MeanCache: From Instantaneous to Average Velocity for Accelerating Flow Matching Inference

MeanCache is a training-free framework that accelerates Flow Matching inference by replacing instantaneous velocity caching with an average-velocity approach using cached Jacobian-vector products and a trajectory-stability scheduling strategy, achieving significant speedups (up to 4.56X) while maintaining high generation quality across models like FLUX.1 and HunyuanVideo.

Huanlin Gao, Ping Chen, Fuyuan Shi, Ruijia Wu, Li YanTao, Qiang Hui, Yuren You, Ting Lu, Chao Tan, Shaoan Zhao, Zhaoxiang Liu, Fang Zhao, Kai Wang, Shiguo Lian

Published Tue, 10 Ma
📖 4 min read☕ Coffee break read

Imagine you are trying to walk from your front door to a park across a large, foggy field. This journey represents generating an image or video using a modern AI. The AI doesn't just "snap" the picture into existence; it has to take hundreds of tiny, careful steps, adjusting its path at every single moment to make sure the final result looks right.

The problem? This walk is slow. It takes a long time and uses a lot of computer power, making it hard to use in real-time apps (like chatting with an AI that draws pictures instantly).

The Old Way: "The Instantaneous Step"

To speed things up, previous methods tried to take shortcuts. They looked at the direction the AI was walking right now (the "instantaneous velocity") and said, "Okay, let's just guess the next few steps based on this exact direction."
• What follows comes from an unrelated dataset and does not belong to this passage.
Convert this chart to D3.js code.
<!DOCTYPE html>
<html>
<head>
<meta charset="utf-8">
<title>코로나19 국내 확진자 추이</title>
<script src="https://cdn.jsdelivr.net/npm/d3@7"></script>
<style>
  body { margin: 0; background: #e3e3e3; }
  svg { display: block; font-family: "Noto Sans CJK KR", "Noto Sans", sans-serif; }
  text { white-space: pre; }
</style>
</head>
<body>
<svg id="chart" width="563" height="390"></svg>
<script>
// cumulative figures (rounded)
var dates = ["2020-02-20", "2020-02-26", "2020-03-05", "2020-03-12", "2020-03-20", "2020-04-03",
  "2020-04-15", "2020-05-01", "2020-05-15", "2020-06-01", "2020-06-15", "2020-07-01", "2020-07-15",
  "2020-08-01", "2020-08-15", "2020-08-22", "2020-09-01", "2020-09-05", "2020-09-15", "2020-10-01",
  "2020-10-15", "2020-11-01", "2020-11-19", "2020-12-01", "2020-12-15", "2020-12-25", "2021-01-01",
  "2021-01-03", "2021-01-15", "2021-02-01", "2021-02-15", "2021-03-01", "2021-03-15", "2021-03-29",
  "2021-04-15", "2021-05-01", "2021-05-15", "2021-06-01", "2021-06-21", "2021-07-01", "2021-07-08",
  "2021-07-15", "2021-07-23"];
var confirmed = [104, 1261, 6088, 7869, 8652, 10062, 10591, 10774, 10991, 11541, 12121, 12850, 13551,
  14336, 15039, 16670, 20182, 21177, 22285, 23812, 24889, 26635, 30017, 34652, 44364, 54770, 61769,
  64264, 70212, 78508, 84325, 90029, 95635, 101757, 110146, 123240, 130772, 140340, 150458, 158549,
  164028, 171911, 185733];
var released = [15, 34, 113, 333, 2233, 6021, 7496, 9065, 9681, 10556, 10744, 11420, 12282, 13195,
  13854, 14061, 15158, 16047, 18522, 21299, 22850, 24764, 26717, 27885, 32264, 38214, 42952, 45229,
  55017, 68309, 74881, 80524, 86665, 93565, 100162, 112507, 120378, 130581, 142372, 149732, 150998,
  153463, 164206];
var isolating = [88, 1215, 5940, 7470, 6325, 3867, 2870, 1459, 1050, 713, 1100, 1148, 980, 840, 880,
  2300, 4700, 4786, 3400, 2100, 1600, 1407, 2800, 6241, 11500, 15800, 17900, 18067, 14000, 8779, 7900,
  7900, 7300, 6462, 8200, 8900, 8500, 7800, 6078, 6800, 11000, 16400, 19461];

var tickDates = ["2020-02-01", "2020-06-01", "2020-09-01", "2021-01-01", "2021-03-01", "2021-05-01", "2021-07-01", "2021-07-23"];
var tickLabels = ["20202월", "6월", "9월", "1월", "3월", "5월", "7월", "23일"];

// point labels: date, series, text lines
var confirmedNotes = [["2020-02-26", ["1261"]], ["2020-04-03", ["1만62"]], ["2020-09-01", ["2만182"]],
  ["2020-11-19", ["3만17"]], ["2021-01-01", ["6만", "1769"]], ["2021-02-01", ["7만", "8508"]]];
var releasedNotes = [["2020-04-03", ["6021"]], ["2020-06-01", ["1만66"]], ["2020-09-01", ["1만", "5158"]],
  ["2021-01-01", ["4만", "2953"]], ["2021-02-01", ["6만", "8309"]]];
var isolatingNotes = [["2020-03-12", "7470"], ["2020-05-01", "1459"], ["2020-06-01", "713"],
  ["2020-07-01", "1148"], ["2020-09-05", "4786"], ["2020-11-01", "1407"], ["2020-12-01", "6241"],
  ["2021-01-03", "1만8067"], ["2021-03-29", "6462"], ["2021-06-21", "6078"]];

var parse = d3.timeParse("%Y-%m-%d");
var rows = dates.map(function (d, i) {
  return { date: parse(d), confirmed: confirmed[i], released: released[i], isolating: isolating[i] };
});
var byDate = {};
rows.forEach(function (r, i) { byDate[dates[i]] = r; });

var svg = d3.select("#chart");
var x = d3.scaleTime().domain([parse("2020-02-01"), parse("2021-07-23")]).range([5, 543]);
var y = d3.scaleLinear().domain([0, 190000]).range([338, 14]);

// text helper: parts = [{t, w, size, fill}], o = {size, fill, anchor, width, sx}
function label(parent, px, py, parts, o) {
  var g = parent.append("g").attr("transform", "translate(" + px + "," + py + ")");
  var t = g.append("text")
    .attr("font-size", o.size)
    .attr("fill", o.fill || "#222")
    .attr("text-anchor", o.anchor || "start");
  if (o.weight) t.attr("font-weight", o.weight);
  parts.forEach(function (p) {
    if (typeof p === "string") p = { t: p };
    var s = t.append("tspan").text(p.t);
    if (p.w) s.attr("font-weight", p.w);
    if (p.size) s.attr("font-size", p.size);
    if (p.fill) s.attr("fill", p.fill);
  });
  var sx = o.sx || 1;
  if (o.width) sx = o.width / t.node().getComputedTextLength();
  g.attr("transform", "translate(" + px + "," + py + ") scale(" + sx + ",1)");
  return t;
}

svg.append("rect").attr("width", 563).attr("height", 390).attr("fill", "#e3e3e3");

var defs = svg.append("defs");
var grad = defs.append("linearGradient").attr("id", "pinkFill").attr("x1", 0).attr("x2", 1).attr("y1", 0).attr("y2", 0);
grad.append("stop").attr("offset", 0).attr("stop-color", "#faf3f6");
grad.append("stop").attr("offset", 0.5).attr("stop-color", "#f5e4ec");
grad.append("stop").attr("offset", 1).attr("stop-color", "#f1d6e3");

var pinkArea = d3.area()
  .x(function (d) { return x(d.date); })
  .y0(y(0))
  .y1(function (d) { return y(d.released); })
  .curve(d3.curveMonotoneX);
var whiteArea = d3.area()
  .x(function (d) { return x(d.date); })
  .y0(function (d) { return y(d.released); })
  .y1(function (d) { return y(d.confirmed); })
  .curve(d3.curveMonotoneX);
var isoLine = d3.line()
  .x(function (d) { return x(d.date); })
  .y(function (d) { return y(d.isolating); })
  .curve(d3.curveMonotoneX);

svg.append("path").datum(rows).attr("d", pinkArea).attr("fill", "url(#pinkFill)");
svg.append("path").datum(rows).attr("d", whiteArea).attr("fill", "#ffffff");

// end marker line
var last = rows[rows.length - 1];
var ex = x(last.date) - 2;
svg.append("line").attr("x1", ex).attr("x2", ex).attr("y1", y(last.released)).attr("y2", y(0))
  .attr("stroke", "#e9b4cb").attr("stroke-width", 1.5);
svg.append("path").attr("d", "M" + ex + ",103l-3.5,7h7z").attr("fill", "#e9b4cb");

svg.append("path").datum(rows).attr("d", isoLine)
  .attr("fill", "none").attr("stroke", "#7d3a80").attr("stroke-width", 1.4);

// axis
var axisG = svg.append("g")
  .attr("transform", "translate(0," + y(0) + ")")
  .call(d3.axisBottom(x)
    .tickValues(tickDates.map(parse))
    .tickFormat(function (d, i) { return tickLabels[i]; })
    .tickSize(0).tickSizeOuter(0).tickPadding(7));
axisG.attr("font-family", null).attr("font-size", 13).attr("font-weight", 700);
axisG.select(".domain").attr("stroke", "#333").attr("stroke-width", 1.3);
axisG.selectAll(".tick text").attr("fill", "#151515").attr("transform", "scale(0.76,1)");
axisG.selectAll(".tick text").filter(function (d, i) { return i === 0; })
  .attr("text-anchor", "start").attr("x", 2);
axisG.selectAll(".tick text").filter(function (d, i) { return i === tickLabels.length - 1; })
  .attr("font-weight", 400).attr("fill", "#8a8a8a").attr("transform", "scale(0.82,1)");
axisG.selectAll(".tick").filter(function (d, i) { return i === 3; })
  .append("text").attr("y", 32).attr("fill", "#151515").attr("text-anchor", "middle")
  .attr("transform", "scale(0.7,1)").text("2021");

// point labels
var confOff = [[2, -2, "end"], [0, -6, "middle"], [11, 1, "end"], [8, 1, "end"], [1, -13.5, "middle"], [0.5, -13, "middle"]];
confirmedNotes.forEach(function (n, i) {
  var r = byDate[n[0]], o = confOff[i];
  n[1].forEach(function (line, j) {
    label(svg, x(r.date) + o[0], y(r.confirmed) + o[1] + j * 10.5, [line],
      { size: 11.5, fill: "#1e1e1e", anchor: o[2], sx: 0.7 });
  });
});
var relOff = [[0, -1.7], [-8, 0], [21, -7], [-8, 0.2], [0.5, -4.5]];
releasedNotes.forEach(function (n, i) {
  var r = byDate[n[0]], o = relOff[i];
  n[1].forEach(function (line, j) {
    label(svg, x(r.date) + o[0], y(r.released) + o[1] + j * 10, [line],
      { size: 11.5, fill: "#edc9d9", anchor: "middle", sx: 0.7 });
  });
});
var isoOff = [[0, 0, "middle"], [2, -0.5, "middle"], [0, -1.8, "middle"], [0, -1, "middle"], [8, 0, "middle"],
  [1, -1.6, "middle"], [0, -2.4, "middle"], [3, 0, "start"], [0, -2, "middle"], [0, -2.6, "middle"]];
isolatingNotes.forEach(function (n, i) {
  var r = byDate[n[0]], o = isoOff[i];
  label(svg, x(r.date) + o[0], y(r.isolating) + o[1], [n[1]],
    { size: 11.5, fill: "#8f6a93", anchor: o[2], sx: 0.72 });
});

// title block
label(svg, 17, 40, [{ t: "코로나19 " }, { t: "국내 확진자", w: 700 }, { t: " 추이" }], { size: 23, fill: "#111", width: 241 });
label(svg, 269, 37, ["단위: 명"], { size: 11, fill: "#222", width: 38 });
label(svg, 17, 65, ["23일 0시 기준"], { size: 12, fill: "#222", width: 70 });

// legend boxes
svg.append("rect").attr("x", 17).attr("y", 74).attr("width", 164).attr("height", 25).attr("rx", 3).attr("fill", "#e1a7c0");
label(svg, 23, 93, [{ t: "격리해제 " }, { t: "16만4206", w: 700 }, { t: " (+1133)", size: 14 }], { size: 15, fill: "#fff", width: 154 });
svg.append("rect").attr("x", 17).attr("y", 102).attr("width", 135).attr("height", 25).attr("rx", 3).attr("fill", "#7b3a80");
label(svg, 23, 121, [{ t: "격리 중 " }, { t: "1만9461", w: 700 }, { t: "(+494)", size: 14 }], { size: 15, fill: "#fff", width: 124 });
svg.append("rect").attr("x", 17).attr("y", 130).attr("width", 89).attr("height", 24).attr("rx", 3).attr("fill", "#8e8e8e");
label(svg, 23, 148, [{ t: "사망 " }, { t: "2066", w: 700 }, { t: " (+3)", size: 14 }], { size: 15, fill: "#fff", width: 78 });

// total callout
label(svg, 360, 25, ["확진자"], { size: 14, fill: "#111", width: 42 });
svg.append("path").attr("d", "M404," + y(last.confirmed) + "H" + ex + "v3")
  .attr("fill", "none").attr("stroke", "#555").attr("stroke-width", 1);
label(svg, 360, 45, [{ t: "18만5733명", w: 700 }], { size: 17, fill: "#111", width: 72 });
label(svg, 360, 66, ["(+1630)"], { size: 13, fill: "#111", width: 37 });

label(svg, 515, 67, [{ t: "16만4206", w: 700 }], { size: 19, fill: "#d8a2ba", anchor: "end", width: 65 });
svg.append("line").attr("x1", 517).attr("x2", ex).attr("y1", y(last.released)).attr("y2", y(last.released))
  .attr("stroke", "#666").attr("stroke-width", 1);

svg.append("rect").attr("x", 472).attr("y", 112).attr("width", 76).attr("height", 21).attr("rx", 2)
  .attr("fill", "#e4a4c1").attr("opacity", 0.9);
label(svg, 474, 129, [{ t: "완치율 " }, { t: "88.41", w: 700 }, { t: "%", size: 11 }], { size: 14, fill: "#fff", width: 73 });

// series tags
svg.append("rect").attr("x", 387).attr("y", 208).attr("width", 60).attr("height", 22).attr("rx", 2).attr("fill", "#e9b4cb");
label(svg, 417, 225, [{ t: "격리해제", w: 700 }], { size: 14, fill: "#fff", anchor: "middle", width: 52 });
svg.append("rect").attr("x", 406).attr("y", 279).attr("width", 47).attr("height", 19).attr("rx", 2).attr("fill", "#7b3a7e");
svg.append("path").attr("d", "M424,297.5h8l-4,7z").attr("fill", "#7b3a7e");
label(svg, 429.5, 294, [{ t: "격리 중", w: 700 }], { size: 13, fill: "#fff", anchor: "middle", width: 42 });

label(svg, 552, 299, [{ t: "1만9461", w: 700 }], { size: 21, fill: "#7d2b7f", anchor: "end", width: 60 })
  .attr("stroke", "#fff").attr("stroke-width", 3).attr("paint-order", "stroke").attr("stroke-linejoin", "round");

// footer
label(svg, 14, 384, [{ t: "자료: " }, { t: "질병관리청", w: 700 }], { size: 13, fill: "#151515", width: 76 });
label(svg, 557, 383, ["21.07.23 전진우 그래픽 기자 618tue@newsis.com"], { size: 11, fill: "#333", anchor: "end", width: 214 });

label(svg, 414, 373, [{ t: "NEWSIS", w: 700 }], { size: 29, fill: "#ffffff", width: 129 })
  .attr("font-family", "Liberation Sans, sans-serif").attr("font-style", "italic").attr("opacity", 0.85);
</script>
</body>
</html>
The Analogy: Imagine you are driving a car on a winding mountain road. You look at the steering wheel right now, see it's turned slightly left, and decide to drive straight left for the next mile.
The Problem: The road curves! If you only look at the steering wheel for one split second, you will miss the curve, drive off the cliff, and crash. In AI terms, this causes the image to get blurry, distorted, or completely wrong. This is called "error accumulation."

The New Way: "MeanCache" (The Average Pace)

The authors of this paper, MeanCache, realized that looking at just one split-second direction is too shaky. Instead, they decided to look at the average speed and direction over a short stretch of the road.

The Analogy: Instead of guessing the next mile based on the steering wheel right now, you look at the last 100 meters you drove. You calculate your average path. Even if you wobbled a bit in the last second, your average path over the last 100 meters is much smoother and more accurate.

How it works:

  1. The "Cache" (The Memory Bank): The AI remembers where it was a little while ago.
  2. The "Math Trick" (JVP): It uses a clever mathematical shortcut to figure out the "average direction" between where it was and where it is now, without having to do all the heavy calculations again.
  3. The Result: The AI takes bigger, safer steps. It skips the boring, repetitive parts of the calculation because it knows the "average" path is stable.

The "Traffic Controller" (Scheduling)

There's a catch: You can't skip steps everywhere. If you skip too many steps at the beginning of the journey (when the AI is figuring out the basic shape of the image), you'll get lost. If you skip too many at the end, the details will be fuzzy.

MeanCache includes a smart Traffic Controller.

  • The Analogy: Imagine a GPS that knows exactly which parts of the road are straight and safe to speed through, and which parts are sharp curves where you must slow down.
  • The Strategy: It looks at the "stability" of the path. If the path is smooth, it skips steps aggressively. If the path is wiggly and dangerous, it forces the AI to slow down and calculate carefully. It finds the perfect balance to get you to the park as fast as possible without crashing.

Why is this a big deal?

The paper tested this on some of the most powerful AI models in the world (FLUX.1, Qwen-Image, HunyuanVideo).

  • Speed: They made these models 3 to 4.5 times faster.
  • Quality: Unlike the old shortcuts that made images look like a blurry mess, MeanCache kept the images sharp and beautiful.
  • No Training Needed: Usually, to make AI faster, you have to re-teach the AI from scratch (which takes weeks and millions of dollars). MeanCache is like putting a turbocharger on a car that's already built. It works immediately without changing the engine.

In a Nutshell

MeanCache is like giving an AI a pair of smart glasses and a GPS. Instead of stumbling through the fog step-by-step, it looks at the "average" path ahead, skips the safe parts, and slows down only when the road gets tricky. The result? You get your high-quality image or video in a fraction of the time, without the AI getting lost.